Lookingglass Production Diminishes the Power of Lorca’s Blood Wedding
The Bride and Bridegroom. Photos by Liz Lauren.
Lookingglass Theatre’s new production of Blood Wedding by Federico Garcia Lorca, directed by Daniel Ostling, is set in the American Dust Bowl of the 1930s. Lorca’s simple and poetic language tells the story of conflicted love, deception and fate—all foreshadowed by the title. (Could a work titled Blood Wedding have a happy ending?)
The original setting for Lorca’s script is rural Spain and his characters include mysterious figures such as the Moon and Death. Ostling’s decision to set his production in the more-realistic Depression-era U.S. diminishes the mythic nature of Lorca’s story. The subdued presentation, quite different from Lookingglass' usual physical dramas, does not redeem it.
The wedding tragedy comes about because Leonardo (Kareem Bandealy), although married and a father, is still in love with the Bride (Helen Sadler); the two had a relationship in the past. The Bride knows she should love and marry the sweet Bridegroom (Chance Bone) and the marriage is agreed to by the Bridegroom’s strong mother (Christine Mary Dunford) and the Bride’s father (Troy West). But the Bride’s longing for Leonardo brings about the blood in the wedding tragedy.
Memories of the past figure strongly in the story. The Bridegroom’s mother mourns the killing of her husband and her other son at the hands of Leonardo’s family. “On the forehead of all of them, I see only the hand with which they killed what was mine.”
The parental performances are the best among the cast, although Dunford’s voice was not strong enough to project when she performs with her back to the audience (seated on three sides of the thrust stage). The other performers are capable but not remarkable.
Leonardo and the Bride.
The two-hour play is divided into three acts (with two intermissions) and seven scenes. Original music composed by Rick Sims has a rootsy, slightly Latin feeling, but seems too upbeat for the story behind Lorca’s lyrics.

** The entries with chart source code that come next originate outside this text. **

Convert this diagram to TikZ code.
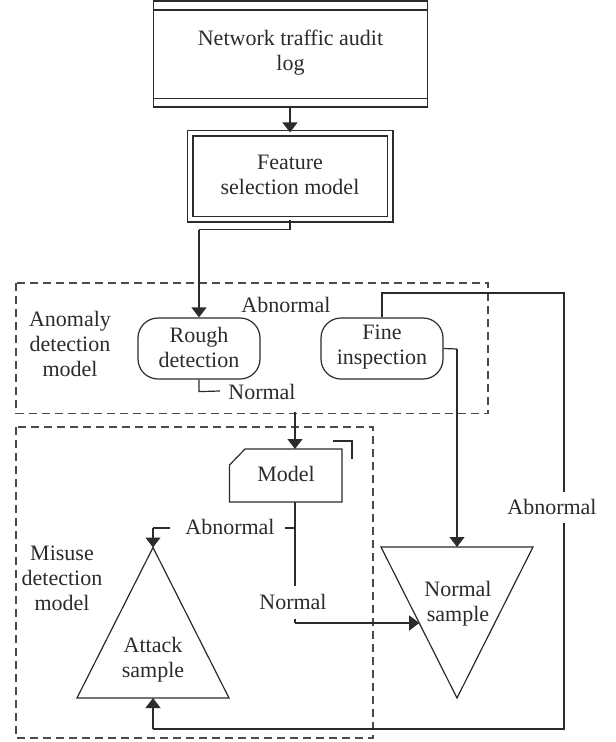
\documentclass[tikz,border=0pt]{standalone}
\usepackage{fontspec}
\setmainfont{Liberation Serif}
\usetikzlibrary{arrows.meta,calc}
\definecolor{ink}{HTML}{2B2B2B}
\definecolor{dashink}{HTML}{4A4A4A}
\begin{document}
\begin{tikzpicture}[x=1pt,y=-1pt,
  line width=1.2pt, draw=ink,
  txt/.style={font=\fontsize{22}{25}\selectfont, text=ink, align=center, inner sep=0pt},
  flow/.style={draw=ink, line width=1.2pt},
  arr/.style={flow, -{Triangle[width=15pt,length=10pt]}},
  group/.style={draw=dashink, line width=1.2pt, dash pattern=on 8pt off 5pt},
  roundbox/.style={draw=ink, rounded corners=20pt, minimum width=122pt, minimum height=61pt, inner sep=0pt},
  plainbox/.style={draw=ink, inner sep=0pt},
]
\useasboundingbox (0,0) rectangle (616,742);

% dashed model groups
\draw[group] (16,283) rectangle (488,413.5);
\draw[group] (16,427) rectangle (373,738);

% audit log box with inner horizontal rules
\node[plainbox, minimum width=274pt, minimum height=106pt] (audit) at (290.5,54) {};
\draw[flow] (153,10) -- (427,10);
\draw[flow] (153,98.5) -- (427,98.5);
\node[txt] (audittxt) at (290.5,52.5) {Network traffic audit\\log};

% feature selection box (double frame)
\node[draw=ink, double=white, double distance=4.6pt, line width=1.2pt,
      minimum width=200pt, minimum height=86pt, inner sep=0pt] (feat) at (290,176) {};
\node[txt] (feattxt) at (290,175) {Feature\\selection model};

% anomaly detection stage
\node[roundbox] (rough) at (199,348.5) {};
\node[txt] at (199,347) {Rough\\detection};
\node[roundbox] (fine) at (382,348.5) {};
\node[txt] at (382,347) {Fine\\inspection};
\node[txt] (anolbl) at (70,344) {Anomaly\\detection\\model};
\node[txt] (abtop) at (286,305) {Abnormal};

% misuse detection stage: clipped-corner model box
\coordinate (mA) at (245,449);
\coordinate (mB) at (342,449);
\coordinate (mC) at (342,502);
\coordinate (mD) at (229.5,502);
\coordinate (mE) at (229.5,465);
\draw[flow] (mA) -- (mB) -- (mC) -- (mD) -- (mE) -- cycle;
\node[txt] (model) at (286,474) {Model};
\coordinate (mtop) at (295,449);
\coordinate (mbot) at (295,502);
\draw[flow] (333,441) -- (352,441) -- (352,459);

\node[txt] (mislbl) at (62,578) {Misuse\\detection\\model};

% attack sample triangle
\coordinate (atk) at (153,547.5);
\coordinate (atkL) at (77,698);
\coordinate (atkR) at (229,698);
\coordinate (atkB) at (153,698);
\draw[flow] (atk) -- (atkR) -- (atkL) -- cycle;
\node[txt] (atktxt) at (153,660) {Attack\\sample};

% normal sample triangle (inverted)
\coordinate (nrmL) at (381,547);
\coordinate (nrmR) at (533,547);
\coordinate (nrmT) at (457,547);
\coordinate (nrm) at (457,698);
\draw[flow] (nrmL) -- (nrmR) -- (nrm) -- cycle;
\node[txt] (nrmtxt) at (458,604) {Normal\\sample};
\coordinate (nrmin) at ($(nrmL)!0.503!(nrm)$);

% labels on connectors
\node[txt] (lblN1) at (262,392) {Normal};
\node[txt] (lblA2) at (230,527) {Abnormal};
\node[txt] (lblN2) at (293,602) {Normal};
\node[txt] (lblA3) at (552,507) {Abnormal};

% connectors
\draw[arr] (audit.south -| feat.north) -- (feat.north);
\draw[flow] (feat.south) -- ++(0,10) coordinate (f1) -- (f1 -| rough.north) coordinate (f2);
\draw[arr] (f2) -- (rough.north);

\draw[flow] (rough.south) -- ++(0,12) coordinate (r1) -- (220,391);
\draw[arr] (295,412) -- (mtop);

\draw[flow] (fine.north) -- (382,293) -- (564,293) -- (564,492);
\draw[flow] (564,523) -- (564,729) -- (atkB |- 0,729) coordinate (b1);
\draw[arr] (b1) -- (atkB);

\draw[flow] (fine.east) -- (457,349) coordinate (fe);
\draw[arr] (fe) -- (nrmT);

\draw[flow] (mbot) -- (295,586);
\draw[flow] (295,528) -- (285,528);
\draw[flow] (170,528) -- (153,528) coordinate (a1);
\draw[arr] (a1) -- (atk);
\draw[flow] (295,619) -- (295,623) coordinate (n1);
\draw[arr] (n1) -- (nrmin |- n1);
\end{tikzpicture}
\end{document}
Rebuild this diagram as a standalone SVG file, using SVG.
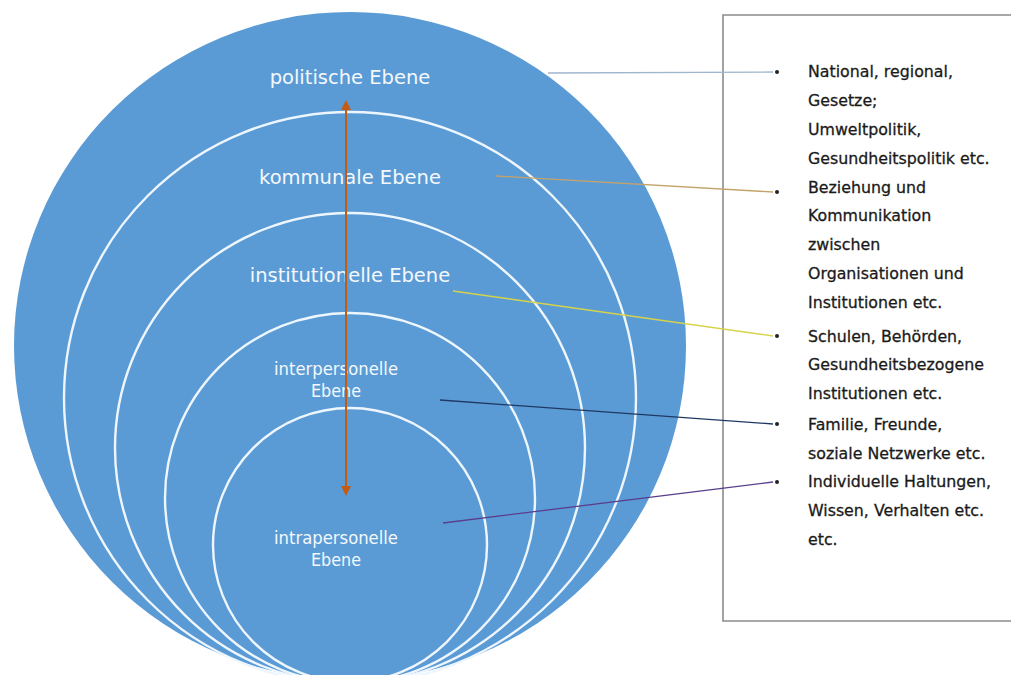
<svg xmlns="http://www.w3.org/2000/svg" width="1011" height="675" viewBox="0 0 1011 675">
  <style>
    .ring { fill: none; stroke: #eef6fd; stroke-width: 2.4; }
    .lvl { font-family: "DejaVu Sans", Verdana, sans-serif; font-size: 19.5px; fill: #f4f8fc; text-anchor: middle; }
    .lvl.small { font-size: 18.5px; }
    .item { font-family: "DejaVu Sans", Verdana, sans-serif; font-size: 15.8px; fill: #1a1a1a; stroke: #1a1a1a; stroke-width: 0.3; }
    .link { fill: none; stroke-width: 1.3; }
    .dot { fill: #222222; }
  </style>
  <defs>
    <marker id="head" viewBox="0 0 10 10" refX="8" refY="5" markerWidth="5" markerHeight="5" orient="auto-start-reverse" markerUnits="strokeWidth">
      <path d="M0,0 L10,5 L0,10 z" fill="#c55a11"/>
    </marker>
  </defs>

  <rect width="1011" height="675" fill="#ffffff"/>

  <!-- nested levels -->
  <g id="politische">
    <ellipse cx="350" cy="346" rx="336" ry="334" fill="#5b9bd5"/>
    <text class="lvl" x="350" y="84">politische Ebene</text>
  </g>
  <g id="kommunale">
    <circle class="ring" cx="350" cy="398" r="286"/>
    <text class="lvl" x="350" y="184">kommunale Ebene</text>
  </g>
  <g id="institutionelle">
    <circle class="ring" cx="350" cy="448" r="235"/>
    <text class="lvl" x="350" y="282">institutionelle Ebene</text>
  </g>
  <g id="interpersonelle">
    <circle class="ring" cx="350" cy="498" r="185"/>
    <text class="lvl small" x="336" y="375" textLength="124" lengthAdjust="spacingAndGlyphs">interpersonelle</text>
    <text class="lvl small" x="336" y="397" textLength="50" lengthAdjust="spacingAndGlyphs">Ebene</text>
  </g>
  <g id="intrapersonelle">
    <circle class="ring" cx="350" cy="545" r="137"/>
    <text class="lvl small" x="336" y="544" textLength="124" lengthAdjust="spacingAndGlyphs">intrapersonelle</text>
    <text class="lvl small" x="336" y="566" textLength="50" lengthAdjust="spacingAndGlyphs">Ebene</text>
  </g>

  <!-- legend panel -->
  <g id="panel">
    <path d="M1011,15 H723 V621 H1011" fill="#ffffff" stroke="#8c8c8c" stroke-width="1.6"/>
    <circle class="dot" cx="777" cy="72" r="2"/>
    <circle class="dot" cx="777" cy="192" r="2"/>
    <circle class="dot" cx="777" cy="336" r="2"/>
    <circle class="dot" cx="777" cy="424" r="2"/>
    <circle class="dot" cx="777" cy="482" r="2"/>
    <text class="item" x="808" y="77">National, regional,</text>
    <text class="item" x="808" y="106">Gesetze;</text>
    <text class="item" x="808" y="135">Umweltpolitik,</text>
    <text class="item" x="808" y="164">Gesundheitspolitik etc.</text>
    <text class="item" x="808" y="193">Beziehung und</text>
    <text class="item" x="808" y="221">Kommunikation</text>
    <text class="item" x="808" y="250">zwischen</text>
    <text class="item" x="808" y="279">Organisationen und</text>
    <text class="item" x="808" y="308">Institutionen etc.</text>
    <text class="item" x="808" y="342">Schulen, Behörden,</text>
    <text class="item" x="808" y="370">Gesundheitsbezogene</text>
    <text class="item" x="808" y="399">Institutionen etc.</text>
    <text class="item" x="808" y="430">Familie, Freunde,</text>
    <text class="item" x="808" y="459">soziale Netzwerke etc.</text>
    <text class="item" x="808" y="487">Individuelle Haltungen,</text>
    <text class="item" x="808" y="516">Wissen, Verhalten etc.</text>
    <text class="item" x="808" y="545">etc.</text>
  </g>

  <!-- connectors -->
  <g id="connectors">
    <line x1="346" y1="494" x2="346" y2="102" stroke="#c55a11" stroke-width="2" marker-start="url(#head)" marker-end="url(#head)"/>
    <line class="link" x1="548" y1="73" x2="773" y2="72" stroke="#9fb6cc"/>
    <line class="link" x1="496" y1="176" x2="773" y2="192" stroke="#c4a36a"/>
    <line class="link" x1="453" y1="291" x2="773" y2="336" stroke="#d6d34a"/>
    <line class="link" x1="440" y1="400" x2="773" y2="424" stroke="#1f3864"/>
    <line class="link" x1="443" y1="523" x2="773" y2="482" stroke="#5a3e8c"/>
  </g>
</svg>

Ostling’s bare-bones stage design is suitable for the setting and story and the clapboard backdrop works for entrances and exits, which also happen throughout the theater. However, during the second intermission, an upright piano is rolled on stage, looped with ropes and hoisted up ominously above the stage. In the third act, of course, it crashes in darkness. But why? That was only one of the minor mysteries of Ostling’s interpretation of Lorca’s story.
Blood Wedding was part of Lorca’s plan for a “trilogy of the Spanish earth”—unfinished when he was killed in 1936. Most critics include Yerma and The House of Bernada Alba in the “rural trilogy” but Lorca did not include the latter. Lorca was an open homosexual and an outspoken socialist, both dangerous positions in 1930s Spain. During his school days, he became friends with experimental artists Luis Bunuel and Salvador Dali. He was a member of the Generation of ’27, a group of Spanish poets who brought European modernist movements to Spain. At the beginning of the Spanish Civil War, Lorca was captured and executed by Francisco Franco’s militia, who were fighting to overthrow the democratically elected Republican (left-wing) government. His body was buried along with others and his remains have never been found, despite recent efforts to excavate Spanish Civil War burial sites.
Blood Wedding continues at Lookingglass Theatre, 821 N. Michigan Ave. (inside the Water Tower Waterworks) through April 24. Performances are Wednesday-Sunday and you can buy tickets for $40-75. The box office number is 312-337-0665. Accessible performances are March 31 (open captioned) and April 7 (touch tour, audio described).